Tuesday, July 24, 2007
Famed cinematographer László Kovács died over the weekend at the age of 74. Kovacs photographed over seventy films in a career that began in the sixties on a series of low budget exploitation films including THE NOTORIOUS DAUGHTER OF FANNY HILL (1966) and HELLS ANGELS ON WHEELS (1967). By the seventies he became one of the most respected directors of photography in Hollywood and shot some amazing films ranging from Bob Rafelson's FIVE EASY PIECES (1971) to Hal Ashby's SHAMPOO (1975) to Sylvester Stallone's PARADISE ALLEY (1979). Kovac's was also side by side with a crazed Dennis Hopper for EASY RIDER (1969) and THE LAST MOVIE (1971).

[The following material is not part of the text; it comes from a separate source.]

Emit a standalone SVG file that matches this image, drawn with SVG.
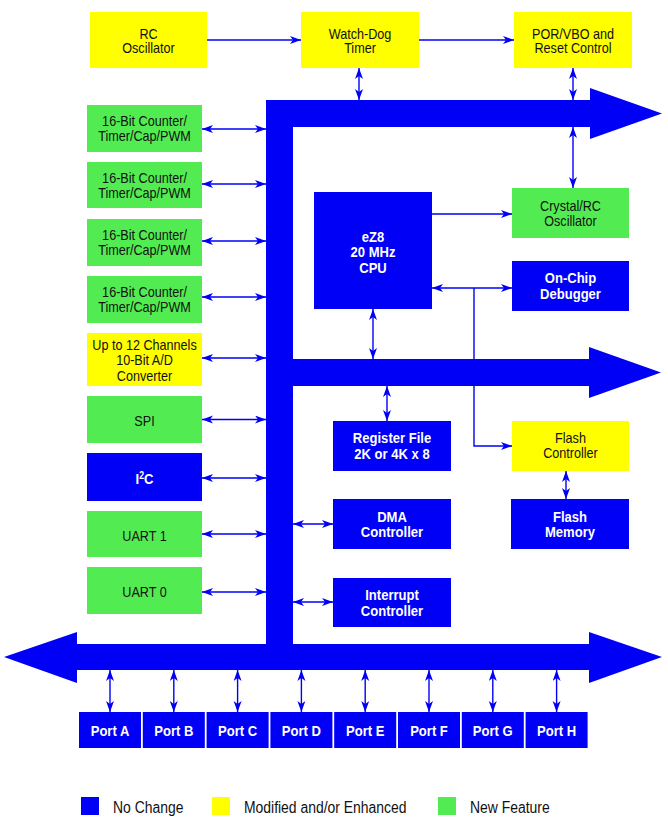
<svg xmlns="http://www.w3.org/2000/svg" width="668" height="820" viewBox="0 0 668 820">
<style>
.b{fill:#0000F6}
.y{fill:#FFFF00}
.g{fill:#52EC52}
.t{font-family:"Liberation Sans",Arial,sans-serif;font-size:14.5px;fill:#111;text-anchor:middle}
.w{font-family:"Liberation Sans",Arial,sans-serif;font-size:15px;font-weight:bold;fill:#fff;text-anchor:middle}
.l{font-family:"Liberation Sans",Arial,sans-serif;font-size:16px;fill:#111}
.c{stroke:#0000F6;stroke-width:1.4;fill:none}
.d{marker-start:url(#ah);marker-end:url(#ah)}
.e{marker-end:url(#ah)}
</style>
<defs>
<marker id="ah" markerUnits="userSpaceOnUse" markerWidth="12" markerHeight="9" refX="11" refY="4" orient="auto-start-reverse">
<path d="M0,0 L11,4 L0,8 L3,4 z" fill="#0000F6"/>
</marker>
</defs>
<rect width="668" height="820" fill="#fff"/>

<g id="bus" class="b">
<rect x="266" y="100" width="27" height="570"/>
<rect x="266" y="100" width="325" height="27"/>
<polygon points="590,88 662,113.5 590,139"/>
<rect x="292" y="359" width="299" height="27"/>
<polygon points="589,347 661,372.5 589,398"/>
<rect x="76" y="644" width="515" height="26"/>
<polygon points="77,632 4,657 77,683"/>
<polygon points="589,632 662,657 589,683"/>
</g>

<g id="connectors" class="c">
<path class="e" d="M207,40 H301"/>
<path class="e" d="M419,40 H514"/>
<path class="d" d="M359,68 V100"/>
<path class="d" d="M573,68 V100"/>
<path class="d" d="M573,127 V188"/>
<path class="d" d="M202,129 H266"/>
<path class="d" d="M202,184 H266"/>
<path class="d" d="M202,241 H266"/>
<path class="d" d="M202,297 H266"/>
<path class="d" d="M202,358 H266"/>
<path class="d" d="M202,419.5 H266"/>
<path class="d" d="M202,478 H266"/>
<path class="d" d="M202,534 H266"/>
<path class="d" d="M202,592 H266"/>
<path class="e" d="M432,214 H512"/>
<path class="d" d="M432,288 H512"/>
<path class="e" d="M474,288 V446 H512"/>
<path class="d" d="M373,309 V359"/>
<path class="d" d="M387,386 V421"/>
<path class="d" d="M566,471 V499"/>
<path class="d" d="M293,524 H333"/>
<path class="d" d="M293,602 H333"/>
<path class="d" d="M110,670 V712"/>
<path class="d" d="M173.8,670 V712"/>
<path class="d" d="M237.6,670 V712"/>
<path class="d" d="M301.4,670 V712"/>
<path class="d" d="M365.2,670 V712"/>
<path class="d" d="M429,670 V712"/>
<path class="d" d="M492.8,670 V712"/>
<path class="d" d="M556.6,670 V712"/>
</g>

<g id="rc-osc"><rect class="y" x="90" y="12" width="117" height="56"/>
<text class="t" transform="translate(148.5 38.5) scale(.87 1)"><tspan x="0">RC</tspan><tspan x="0" dy="15">Oscillator</tspan></text></g>
<g id="wdt"><rect class="y" x="301" y="12" width="118" height="56"/>
<text class="t" transform="translate(360 38.5) scale(.87 1)"><tspan x="0">Watch-Dog</tspan><tspan x="0" dy="15">Timer</tspan></text></g>
<g id="por"><rect class="y" x="514" y="12" width="118" height="56"/>
<text class="t" transform="translate(573 38.5) scale(.87 1)"><tspan x="0">POR/VBO and</tspan><tspan x="0" dy="15">Reset Control</tspan></text></g>

<g id="timer1"><rect class="g" x="87" y="105" width="115" height="47"/>
<text class="t" transform="translate(144.5 126) scale(.87 1)"><tspan x="0">16-Bit Counter/</tspan><tspan x="0" dy="15.5">Timer/Cap/PWM</tspan></text></g>
<g id="timer2"><rect class="g" x="87" y="162" width="115" height="46"/>
<text class="t" transform="translate(144.5 182.5) scale(.87 1)"><tspan x="0">16-Bit Counter/</tspan><tspan x="0" dy="15.5">Timer/Cap/PWM</tspan></text></g>
<g id="timer3"><rect class="g" x="87" y="219" width="115" height="47"/>
<text class="t" transform="translate(144.5 240) scale(.87 1)"><tspan x="0">16-Bit Counter/</tspan><tspan x="0" dy="15.5">Timer/Cap/PWM</tspan></text></g>
<g id="timer4"><rect class="g" x="87" y="276" width="115" height="47"/>
<text class="t" transform="translate(144.5 297) scale(.87 1)"><tspan x="0">16-Bit Counter/</tspan><tspan x="0" dy="15.5">Timer/Cap/PWM</tspan></text></g>
<g id="adc"><rect class="y" x="87" y="333" width="115" height="53"/>
<text class="t" transform="translate(144.5 349.5) scale(.87 1)"><tspan x="0">Up to 12 Channels</tspan><tspan x="0" dy="15.7">10-Bit A/D</tspan><tspan x="0" dy="15.7">Converter</tspan></text></g>
<g id="spi"><rect class="g" x="87" y="396" width="115" height="47"/>
<text class="t" transform="translate(144.5 426) scale(.87 1)">SPI</text></g>
<g id="i2c"><rect class="b" x="87" y="453" width="115" height="48"/>
<text class="w" transform="translate(144.5 483.5) scale(.87 1)">I<tspan font-size="10" dy="-5">2</tspan><tspan dy="5">C</tspan></text></g>
<g id="uart1"><rect class="g" x="87" y="511" width="115" height="46"/>
<text class="t" transform="translate(144.5 540.5) scale(.87 1)">UART 1</text></g>
<g id="uart0"><rect class="g" x="87" y="567" width="115" height="47"/>
<text class="t" transform="translate(144.5 597) scale(.87 1)">UART 0</text></g>

<g id="cpu"><rect class="b" x="314" y="192" width="118" height="117"/>
<text class="w" transform="translate(373 241.5) scale(.87 1)"><tspan x="0">eZ8</tspan><tspan x="0" dy="15.7">20 MHz</tspan><tspan x="0" dy="15.7">CPU</tspan></text></g>
<g id="crystal"><rect class="g" x="512" y="188" width="117" height="50"/>
<text class="t" transform="translate(570.5 210.5) scale(.87 1)"><tspan x="0">Crystal/RC</tspan><tspan x="0" dy="15.5">Oscillator</tspan></text></g>
<g id="ocd"><rect class="b" x="512" y="261" width="117" height="50"/>
<text class="w" transform="translate(570.5 283) scale(.87 1)"><tspan x="0">On-Chip</tspan><tspan x="0" dy="16">Debugger</tspan></text></g>
<g id="regfile"><rect class="b" x="333" y="421" width="118" height="50"/>
<text class="w" transform="translate(392 443) scale(.87 1)"><tspan x="0">Register File</tspan><tspan x="0" dy="16">2K or 4K x 8</tspan></text></g>
<g id="flashctl"><rect class="y" x="512" y="421" width="117" height="50"/>
<text class="t" transform="translate(570.5 443) scale(.87 1)"><tspan x="0">Flash</tspan><tspan x="0" dy="15.5">Controller</tspan></text></g>
<g id="dma"><rect class="b" x="333" y="499" width="118" height="50"/>
<text class="w" transform="translate(392 521.5) scale(.87 1)"><tspan x="0">DMA</tspan><tspan x="0" dy="16">Controller</tspan></text></g>
<g id="flashmem"><rect class="b" x="511" y="499" width="118" height="50"/>
<text class="w" transform="translate(570 521.5) scale(.87 1)"><tspan x="0">Flash</tspan><tspan x="0" dy="16">Memory</tspan></text></g>
<g id="intc"><rect class="b" x="333" y="578" width="118" height="49"/>
<text class="w" transform="translate(392 600) scale(.87 1)"><tspan x="0">Interrupt</tspan><tspan x="0" dy="16">Controller</tspan></text></g>

<g id="portA"><rect class="b" x="79" y="712" width="62" height="36"/><text class="w" transform="translate(110 736) scale(.87 1)">Port A</text></g>
<g id="portB"><rect class="b" x="142.8" y="712" width="62" height="36"/><text class="w" transform="translate(173.8 736) scale(.87 1)">Port B</text></g>
<g id="portC"><rect class="b" x="206.6" y="712" width="62" height="36"/><text class="w" transform="translate(237.6 736) scale(.87 1)">Port C</text></g>
<g id="portD"><rect class="b" x="270.4" y="712" width="62" height="36"/><text class="w" transform="translate(301.4 736) scale(.87 1)">Port D</text></g>
<g id="portE"><rect class="b" x="334.2" y="712" width="62" height="36"/><text class="w" transform="translate(365.2 736) scale(.87 1)">Port E</text></g>
<g id="portF"><rect class="b" x="398" y="712" width="62" height="36"/><text class="w" transform="translate(429 736) scale(.87 1)">Port F</text></g>
<g id="portG"><rect class="b" x="461.8" y="712" width="62" height="36"/><text class="w" transform="translate(492.8 736) scale(.87 1)">Port G</text></g>
<g id="portH"><rect class="b" x="525.6" y="712" width="62" height="36"/><text class="w" transform="translate(556.6 736) scale(.87 1)">Port H</text></g>

<g id="legend">
<rect class="b" x="81" y="797" width="18" height="18"/>
<text class="l" transform="translate(113 813) scale(.87 1)">No Change</text>
<rect class="y" x="212" y="797" width="18" height="18"/>
<text class="l" transform="translate(244 813) scale(.87 1)">Modified and/or Enhanced</text>
<rect class="g" x="438" y="797" width="18" height="18"/>
<text class="l" transform="translate(470 813) scale(.87 1)">New Feature</text>
</g>
</svg>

My favorite films that Kovac's shot though were the films he did for Peter Bogdanovich. The two shared a real connection and complimented each other perfectly. Starting with TARGETS (1968), Kovacs shot many of Peter's best films including WHAT'S UP DOC (1972), PAPER MOON (1973), AT LONG LAST LOVE (1975), NICKELODEON (1976), and MASK (1975). PAPER MOON really meant a lot to me growing up and Kovac's incredible black and white photography is chief among its biggest assets. I'm including a small picture of him and talented young Tatum O'Neal on the set.
The best of his post seventies films include Graeme Clifford's FRANCES (1982) and Bonnie Hunt's lovely and underrated RETURN TO ME (2000).
The Budapest born Kovac's reportedly died in his sleep and will be fondly remembered for shooting some of the most important films of America's second golden age in the late sixties and early seventies.